▶ **The request**: Find each line with the word "matplotlib" and say how many there are, nothing else.

▶ **Dataset excerpt**:
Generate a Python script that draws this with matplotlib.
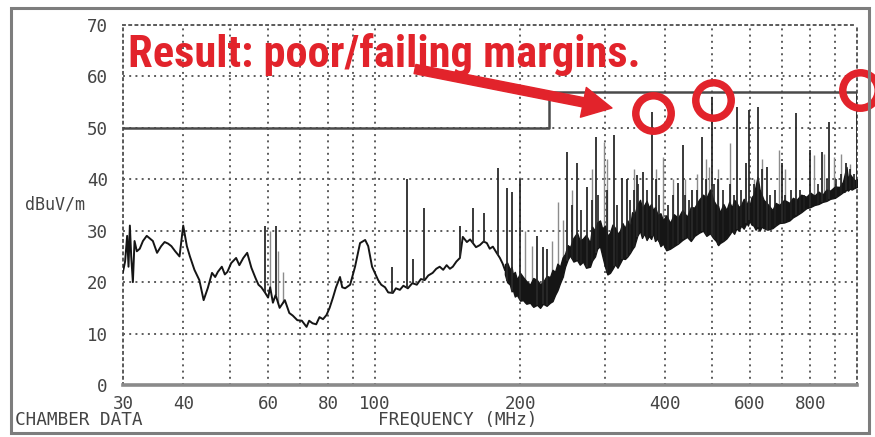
import numpy as np
import matplotlib
matplotlib.use("Agg")
import matplotlib.pyplot as plt
from matplotlib.patches import Rectangle
from matplotlib import font_manager

# ---- measured emission floor, 30-186 MHz (MHz, dBuV/m) ----
floor_mhz = [30.0, 30.3, 30.6, 30.8, 31.0, 31.2, 31.45, 31.7, 32.05, 32.5, 33.0, 33.6, 34.1, 34.6,
             35.3, 36.0, 36.6, 37.2, 37.8, 38.5, 39.3, 40.0, 40.7, 41.3, 42.2, 43.2, 44.1, 45.0,
             45.9, 46.6, 47.2, 48.1, 48.8, 49.4, 50.3, 51.5, 52.3, 53.3, 54.3, 55.4, 56.5, 57.3,
             58.1, 59.1, 60.0, 60.6, 61.4, 62.2, 63.4, 65.0, 66.4, 67.5, 69.0, 70.5, 72.1, 73.0,
             74.2, 75.5, 76.7, 78.0, 79.3, 80.5, 81.8, 83.0, 84.6, 85.5, 86.7, 88.8, 90.9, 93.1,
             95.4, 96.8, 98.6, 101.5, 103.0, 104.9, 106.5, 108.9, 110.5, 112.6, 114.5, 117.0,
             119.5, 122.1, 124.5, 126.8, 129.0, 131.7, 134.0, 136.2, 138.5, 140.8, 143.0, 145.0,
             147.5, 150.0, 152.1, 155.1, 157.5, 159.6, 162.0, 165.0, 168.0, 170.6, 173.0, 175.6,
             178.5, 181.6, 184.0, 186.0]
floor_db = [22, 24, 29, 23, 31, 25, 20, 28, 26, 26.5, 28, 29, 28.5, 28,
            25.7, 27, 27.8, 27.5, 27, 26, 25, 31, 27, 25, 22.4, 20.4, 16.5, 18.9,
            21.8, 21, 22, 23, 21.5, 22, 23.7, 24.7, 23.3, 24.7, 25.7, 22.8, 20.8, 19.5,
            19, 18, 17, 19, 16, 17.5, 15, 16.5, 14, 13.5, 12.6, 12.5, 11.3, 12.5,
            12, 11.8, 13.2, 12.8, 13.6, 15, 17, 19, 21, 19, 18.8, 19.5, 23, 27.6,
            28.2, 27, 23, 20.4, 19.5, 19, 18, 17.9, 18.8, 18.5, 19.3, 18.8,
            19.8, 19.5, 20.6, 20.4, 21.3, 21.8, 22.6, 23, 22.4, 23.3, 22.6, 23,
            24, 24.7, 28.8, 27.8, 28.3, 27.6, 26.8, 27.2, 27.9, 27.6, 26.5, 26.9,
            25.8, 24.7, 23.6, 22.4]

# ---- dense emission band, 186-1000 MHz: lower / upper edge of the trace ----
band_mhz = [186, 188, 190.5, 192, 193.2, 195, 197, 200, 202.8, 206, 209.7, 213, 216.8, 220,
            223.1, 227, 230.7, 233.5, 236.3, 239, 242, 245, 247.9, 251, 253.9, 258, 262.5,
            266, 270.1, 274, 279.3, 282, 286, 289, 292.9, 296, 300, 303.5, 307.2, 311, 315,
            318.5, 322.3, 326, 330, 334, 338.1, 341.5, 345, 350, 354.7, 358, 362, 366, 370,
            374, 377.4, 381, 386, 391, 395.8, 402, 409.4, 417, 425.3, 434, 444, 452, 460, 470,
            479.3, 487, 495.6, 503, 510, 515, 519.5, 528, 536, 543, 550, 556, 562.2, 568, 575,
            582, 589.7, 594, 598.3, 604, 610, 616, 621.7, 628, 634, 640, 652, 667.7, 678, 690,
            706, 724.1, 736, 748.8, 766, 785.4, 800, 816, 832, 847.9, 864, 880, 900, 919.7,
            935, 943, 950.9, 958, 966, 975, 987, 1000]
band_lo = [21.5, 20.0, 19.5, 18.2, 18.5, 17.2, 17.5, 16.4, 16.5, 15.8, 16.0, 15.2, 15.6, 15.0,
           15.8, 15.4, 16.0, 16.3, 17.5, 18.4, 19.8, 21.0, 23.0, 24.4, 25.2, 24.0, 24.3,
           23.4, 24.0, 22.8, 23.0, 24.2, 25.0, 26.5, 27.0, 25.2, 23.0, 21.5, 21.8, 22.6, 23.5,
           22.8, 23.7, 24.6, 24.5, 25.0, 25.7, 26.4, 27.0, 29.0, 30.0, 28.6, 29.5, 28.2, 29.0,
           28.4, 29.6, 28.0, 28.5, 27.0, 27.5, 26.2, 26.5, 27.0, 27.5, 28.2, 28.8, 28.0, 29.0, 29.6,
           30.0, 29.0, 29.5, 28.6, 28.0, 27.2, 27.6, 28.0, 28.5, 29.2, 30.0, 29.4, 30.5, 30.0, 31.0,
           30.4, 31.5, 31.0, 32.0, 31.2, 31.0, 30.2, 30.7, 30.0, 30.8, 30.5, 30.2, 30.5, 31.0, 31.5,
           31.6, 32.0, 32.6, 33.0, 33.6, 34.4, 34.6, 35.0, 35.2, 35.6, 35.8, 36.2, 36.4, 37.0,
           37.5, 37.6, 38.0, 37.8, 38.2, 38.0, 38.3, 38.5]
band_hi = [23.5, 23.8, 22.4, 23.0, 21.5, 22.0, 20.5, 21.8, 21.0, 20.2, 19.5, 20.8, 20.4, 19.6,
           20.0, 21.2, 21.0, 22.4, 22.0, 23.6, 23.0, 24.8, 25.5, 27.2, 26.8, 28.6, 29.6,
           28.0, 28.5, 29.2, 27.6, 30.8, 30.0, 31.6, 32.0, 30.4, 31.0, 29.0, 29.6, 31.2, 30.5,
           29.4, 30.0, 31.5, 30.5, 32.0, 30.7, 33.6, 33.0, 35.0, 36.0, 34.4, 35.0, 35.8, 34.5,
           35.2, 34.0, 34.6, 33.0, 33.4, 32.0, 33.0, 31.5, 33.2, 32.5, 34.0, 32.7, 34.6, 34.5, 36.0,
           37.0, 36.4, 38.0, 36.0, 35.0, 34.8, 33.5, 35.2, 34.0, 35.6, 34.5, 36.0, 35.5, 34.6, 35.0,
           36.2, 35.0, 35.8, 34.6, 36.5, 37.0, 38.6, 40.5, 38.0, 37.0, 36.0, 35.2, 34.0, 35.4, 35.0,
           36.0, 35.4, 36.4, 36.0, 37.0, 36.6, 37.4, 36.8, 37.6, 37.0, 38.0, 37.8, 38.6, 38.5,
           39.5, 41.0, 42.4, 40.0, 41.0, 40.5, 39.8, 40.0]

# ---- narrowband peaks (MHz, peak dBuV/m) ----
peak_mhz = [59.1, 62.2, 108.4, 116.4, 119.8, 126.2, 150.0, 159.6, 168.2, 179.9, 187.8, 192.3,
            199.9, 216.8, 223.1, 227.4, 250.3, 262.5, 275.3, 287.4, 313.2, 325.4, 333.3, 349.6,
            359.8, 375.6, 425.3, 435.6, 454.8, 477.0, 500.0, 564.9, 589.7, 598.3, 621.7, 651.9,
            700.3, 748.8, 800.0, 847.9, 876.7, 950.9, 1000.0]
peak_db = [31, 31, 23, 40, 24.5, 34.4, 31, 34.4, 33.5, 42.2, 38.3, 37.5,
           40, 29, 26.8, 26.5, 45.3, 43.2, 38.5, 48.2, 48.6, 40.3, 40, 40.9,
           41.4, 53.1, 39.3, 46.7, 38, 48.2, 56, 54.1, 43.2, 53.5, 54, 42.4,
           43.2, 52.9, 45.7, 45.3, 51.2, 43.2, 57]

# clustered emissions forming the dark mass above 250 MHz
cluster_mhz = [256, 268, 282, 290, 303, 318, 338, 344, 352, 366, 382, 388, 405, 415, 440, 448,
               465, 485, 505, 515, 528, 545, 555, 575, 610, 635, 660, 675, 710, 730, 760, 775,
               830, 865, 905, 925, 965, 985]
cluster_db = [35, 34, 36, 37, 38, 35, 36, 38, 39, 38, 40, 37, 35, 37, 37, 36,
              38, 40, 39, 40, 38, 39, 37, 38, 39, 42, 37, 38, 37, 38, 38, 37,
              39, 40, 40, 41, 42, 41]

# weaker, lighter-drawn emissions
faint_mhz = [60.6, 63.0, 64.5, 205, 212, 233, 239.7, 245, 256, 282, 298, 303, 344, 382, 395.8,
             415, 440, 465, 485, 493.2, 515, 545, 610, 635, 690.4, 710, 816.1, 856, 898, 925, 965]
faint_db = [30, 26, 22, 30, 27, 28, 35.6, 32, 38, 42, 47.3, 44, 42, 42, 44.4,
            40, 40, 41, 44, 42.4, 42, 47, 40, 44, 45.7, 42, 44.7, 45, 44.4, 45, 43]

# ---- limit line ----
limit_mhz = [30, 230, 230, 1000]
limit_db = [50, 50, 57, 57]

# ---- circled failing peaks ----
circle_mhz = [377, 502, 1014]
circle_db = [52.9, 55.4, 57.4]

# ---- axes ticks ----
y_ticks = [0, 10, 20, 30, 40, 50, 60, 70]
y_labels = ["0", "10", "20", "30", "40", "50", "60", "70"]
x_grid = [30, 40, 50, 60, 70, 80, 90, 100, 200, 300, 400, 500, 600, 700, 800, 900, 1000]
x_labels = ["30", "40", "", "60", "", "80", "", "100", "200", "", "400", "", "600", "", "800", "", ""]

RED = "#e2232b"
GRID = "#5c5c5c"
INK = "#151515"
TXT = "#444444"
W, H = 875, 437

# prefer a condensed bold face for the callout
installed = {f.name for f in font_manager.fontManager.ttflist}
narrow = [n for n in ("Roboto Condensed", "Liberation Sans Narrow", "Open Sans Condensed",
                      "Arial Narrow") if n in installed]
callout_family = narrow[0] if narrow else "Liberation Sans"

fig = plt.figure(figsize=(W / 100, H / 100), dpi=100)
fig.patch.set_facecolor("white")
ax = fig.add_axes([123 / W, 1 - 385 / H, (857 - 123) / W, (385 - 25) / H])

ax.set_xscale("log")
ax.set_xlim(30, 1000)
ax.set_ylim(0, 70)

dots = (0, (1, 2.2))
ax.minorticks_off()
ax.set_xticks(x_grid)
ax.set_xticklabels(x_labels)
ax.set_yticks(y_ticks)
ax.set_yticklabels(y_labels)
ax.grid(True, which="major", linestyle=dots, color=GRID, linewidth=1.4)
ax.tick_params(axis="both", length=0, labelsize=12.6, labelcolor=TXT)
ax.tick_params(axis="y", pad=11)
ax.tick_params(axis="x", pad=7)
for lab in ax.get_xticklabels() + ax.get_yticklabels():
    lab.set_family("DejaVu Sans Mono")

for side in ("left", "top", "right"):
    ax.spines[side].set_linestyle(dots)
    ax.spines[side].set_color(GRID)
    ax.spines[side].set_linewidth(1.4)
ax.spines["bottom"].set_color("#8a8a8a")
ax.spines["bottom"].set_linewidth(2.6)

# emission trace
lf = np.log10(floor_mhz)
lb = np.log10(band_mhz)
ax.plot(floor_mhz, floor_db, color=INK, lw=1.4, zorder=3)
ax.fill_between(band_mhz, band_lo, band_hi, color=INK, lw=1.0, edgecolor=INK, zorder=3)

# foot of each peak sits on the trace floor
prof_x = np.concatenate([lf, lb[1:]])
prof_y = np.concatenate([floor_db, band_lo[1:]])


def foot(freqs):
    return np.interp(np.log10(freqs), prof_x, prof_y)


ax.vlines(faint_mhz, foot(faint_mhz), faint_db, color="#8c8c8c", lw=1.0, zorder=2)
ax.vlines(cluster_mhz, foot(cluster_mhz), cluster_db, color="#202020", lw=1.2, zorder=3)
ax.vlines(peak_mhz, foot(peak_mhz), peak_db, color="#2a2a2a", lw=1.3, zorder=3)

# limit line
ax.plot(limit_mhz, limit_db, color="#4a4a4a", lw=1.8, zorder=4)

# circled peaks
ax.plot(circle_mhz, circle_db, linestyle="none", marker="o", markersize=25.5,
        markerfacecolor="none", markeredgecolor=RED, markeredgewidth=5.4,
        clip_on=False, zorder=6)

# axis captions
fig.text(25 / W, 1 - 205 / H, "dBuV/m", family="DejaVu Sans Mono", fontsize=12,
         color=TXT, ha="left", va="center")
fig.text(15 / W, 1 - 420 / H, "CHAMBER DATA", family="DejaVu Sans Mono", fontsize=12.8,
         color=TXT, ha="left", va="center")
fig.text(458 / W, 1 - 420 / H, "FREQUENCY (MHz)", family="DejaVu Sans Mono", fontsize=12.8,
         color=TXT, ha="center", va="center")

# callout, fitted to span 128..640 px
callout = fig.text(128 / W, 1 - 67 / H, "Result: poor/failing margins.",
                   family=callout_family, fontweight="bold",
                   fontsize=31, color=RED, ha="left", va="baseline", zorder=7)
fig.canvas.draw()
span = callout.get_window_extent(fig.canvas.get_renderer()).width
callout.set_fontsize(31 * 512 / span)

ax.annotate("", xy=(612, H - 108), xytext=(415, H - 69),
            xycoords="figure pixels", textcoords="figure pixels",
            arrowprops=dict(arrowstyle="simple,head_length=0.75,head_width=0.78,tail_width=0.24",
                            mutation_scale=28, color=RED, shrinkA=0, shrinkB=0),
            zorder=7)

# outer frame
fig.patches.append(Rectangle((11 / W, 1 - 433 / H), (869 - 11) / W, (433 - 8) / H,
                             transform=fig.transFigure, fill=False,
                             edgecolor="#7d7d7d", linewidth=2.2))

fig.savefig("out.png", dpi=100)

▶ **Result for this task**: 6